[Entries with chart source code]

==================================================

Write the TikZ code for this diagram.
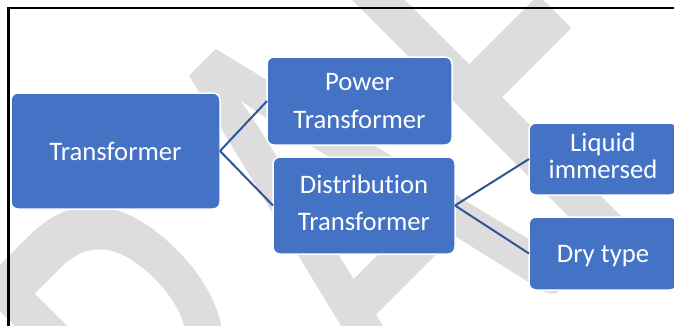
\documentclass[tikz,border=0pt]{standalone}
\usepackage{fontspec}
\newfontfamily\calfont[Ligatures=NoCommon]{Carlito}
\newfontfamily\wmfont[Kerning=Off]{Carlito}
\definecolor{boxblue}{HTML}{4472C4}
\definecolor{linkblue}{HTML}{2F5597}
\definecolor{wmgray}{HTML}{DDDDDD}
\begin{document}
\begin{tikzpicture}[x=1pt,y=-1pt,
  box/.style={draw=white, line width=1.5pt, fill=boxblue, rounded corners=7pt,
    text=white, align=center, inner sep=0pt, outer sep=0pt},
  lines/.style={font=\calfont\fontsize{26.7}{#1}\selectfont},
  link/.style={draw=linkblue, line width=2pt},
  frame/.style={draw=black, line width=2.4pt}]
\useasboundingbox (0,0) rectangle (674,325);
\begin{scope}
\clip (0,0) rectangle (674,325);
% watermark
\begin{scope}[shift={(66.0pt,-785.3pt)}, cm={2.970,2.970,-4.561,4.561,(0pt,0pt)}]
\node[transform shape, anchor=base west, inner sep=0pt, outer sep=0pt, text=wmgray,
  font=\wmfont\fontsize{100}{100}\selectfont] (wm) at (0pt,0pt) {DRAFT};
\end{scope}
% frame
\draw[frame] (8.3,340) -- (8.3,8.2) -- (690,8.2);
% boxes
\node[box, lines=32, minimum width=209pt, minimum height=116pt] (tr) at (115.5,151) {Transformer};
\node[box, lines=38.4, minimum width=185pt, minimum height=88pt] (pw) at (359.5,101) {Power\\Transformer};
\node[box, lines=37.3, minimum width=182pt, minimum height=97pt] (ds) at (364,205.5) {Distribution\\Transformer\rule[-6pt]{0pt}{0pt}};
\node[box, lines=27.3, minimum width=148pt, minimum height=72pt] (lq) at (603,159) {Liquid\\immersed\rule[-6pt]{0pt}{0pt}};
\node[box, lines=32, minimum width=148pt, minimum height=73pt] (dr) at (603,253.5) {\rule{0pt}{21.9pt}Dry type};
% connectors
\draw[link] (tr.east) -- (pw.west);
\draw[link] (tr.east) -- (ds.west);
\draw[link] (ds.east) -- (lq.west);
\draw[link] (ds.east) -- (dr.west);
\end{scope}
\end{tikzpicture}
\end{document}
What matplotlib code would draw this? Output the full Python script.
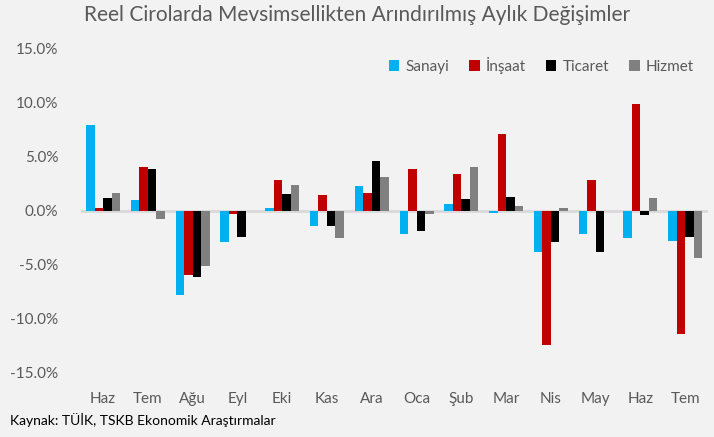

==================================================

■ **Short task**
Each entry should be repeated exactly as it appears; the pictures stay out.

■ **Response**
Write the TikZ code for this diagram.
\documentclass[tikz,border=0pt]{standalone}
\usepackage{fontspec}
\newfontfamily\calfont[Ligatures=NoCommon]{Carlito}
\newfontfamily\wmfont[Kerning=Off]{Carlito}
\definecolor{boxblue}{HTML}{4472C4}
\definecolor{linkblue}{HTML}{2F5597}
\definecolor{wmgray}{HTML}{DDDDDD}
\begin{document}
\begin{tikzpicture}[x=1pt,y=-1pt,
  box/.style={draw=white, line width=1.5pt, fill=boxblue, rounded corners=7pt,
    text=white, align=center, inner sep=0pt, outer sep=0pt},
  lines/.style={font=\calfont\fontsize{26.7}{#1}\selectfont},
  link/.style={draw=linkblue, line width=2pt},
  frame/.style={draw=black, line width=2.4pt}]
\useasboundingbox (0,0) rectangle (674,325);
\begin{scope}
\clip (0,0) rectangle (674,325);
% watermark
\begin{scope}[shift={(66.0pt,-785.3pt)}, cm={2.970,2.970,-4.561,4.561,(0pt,0pt)}]
\node[transform shape, anchor=base west, inner sep=0pt, outer sep=0pt, text=wmgray,
  font=\wmfont\fontsize{100}{100}\selectfont] (wm) at (0pt,0pt) {DRAFT};
\end{scope}
% frame
\draw[frame] (8.3,340) -- (8.3,8.2) -- (690,8.2);
% boxes
\node[box, lines=32, minimum width=209pt, minimum height=116pt] (tr) at (115.5,151) {Transformer};
\node[box, lines=38.4, minimum width=185pt, minimum height=88pt] (pw) at (359.5,101) {Power\\Transformer};
\node[box, lines=37.3, minimum width=182pt, minimum height=97pt] (ds) at (364,205.5) {Distribution\\Transformer\rule[-6pt]{0pt}{0pt}};
\node[box, lines=27.3, minimum width=148pt, minimum height=72pt] (lq) at (603,159) {Liquid\\immersed\rule[-6pt]{0pt}{0pt}};
\node[box, lines=32, minimum width=148pt, minimum height=73pt] (dr) at (603,253.5) {\rule{0pt}{21.9pt}Dry type};
% connectors
\draw[link] (tr.east) -- (pw.west);
\draw[link] (tr.east) -- (ds.west);
\draw[link] (ds.east) -- (lq.west);
\draw[link] (ds.east) -- (dr.west);
\end{scope}
\end{tikzpicture}
\end{document}
What matplotlib code would draw this? Output the full Python script.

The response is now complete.